The Bradmans could be just stock characters required by the story line but David Tull and Kristy Hartsgrove dig into these characters and individualize them. There is a lovely little bit with a glass of brandy in the second act that tells us perhaps all we need to know about the doctor and his wife and their relationship.
The role of Edith is deceptively difficult but Carrie Novell is surely on the right track. As she continues in this oddly paced role, she will undoubtedly capture the rhythm that will make her character even more convincing.
What can I say about Marquetta Senters as Madame Arcati? Senters brings to the role great exuberance and invention combined with the extraordinary mobility of her features and her masterful comic timing. She is a joy to watch. I hope I can be forgiven for mentioning her commanding performance in another play. On the previous Sunday I saw her play Martha in Who’s Afraid of Viriginia Woolf, a bravura performance of an enormously difficult role and I am grateful for having seen it.

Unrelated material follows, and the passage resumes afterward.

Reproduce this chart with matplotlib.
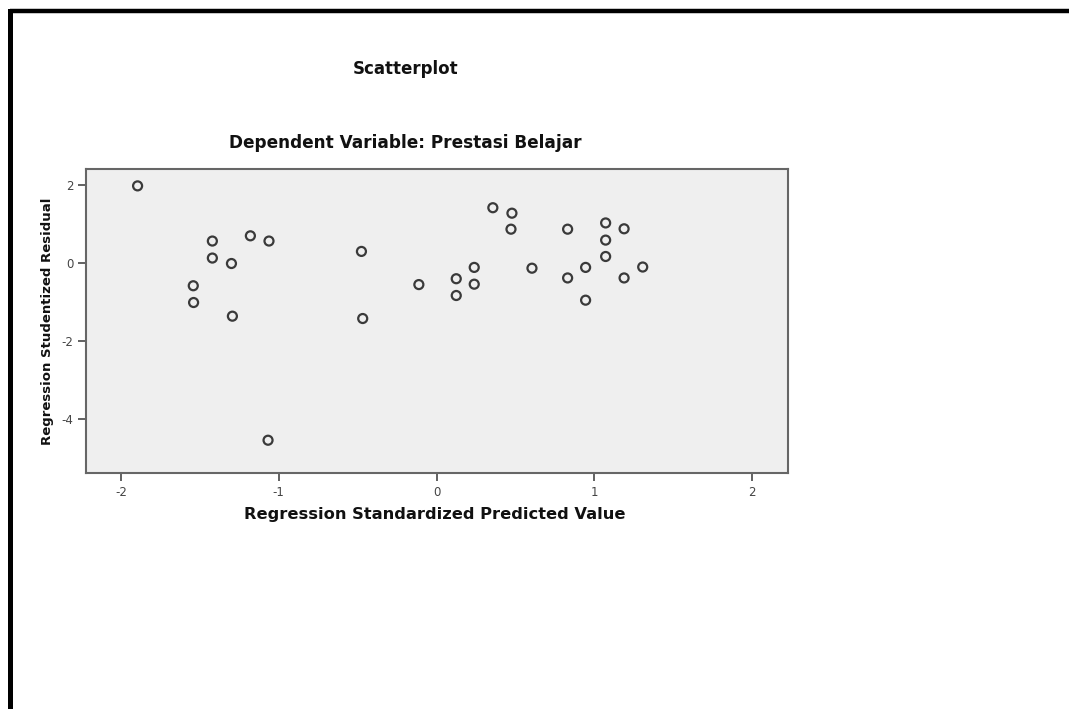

An unhallowed afterthought: It might be interesting to speculate on how this play might have been developed by another writer. Imagine how a playwright with a bent more psychological than comic might treat this story of a man who rids himself of the ghosts of his marriages with no apparent regret and now feels “free…and enjoying it immensely.”
For a play written nearly 70 years ago, the script has aged very well. This production will age well, too. See it if you can.
Gerry Roe is an actor and director, having been seen onstage at Riverside Theatre, the Iowa City Community Theatre, the University Theatre, and Dreamwell Theatre. He is a lifetime member of the Iowa City Community Theatre.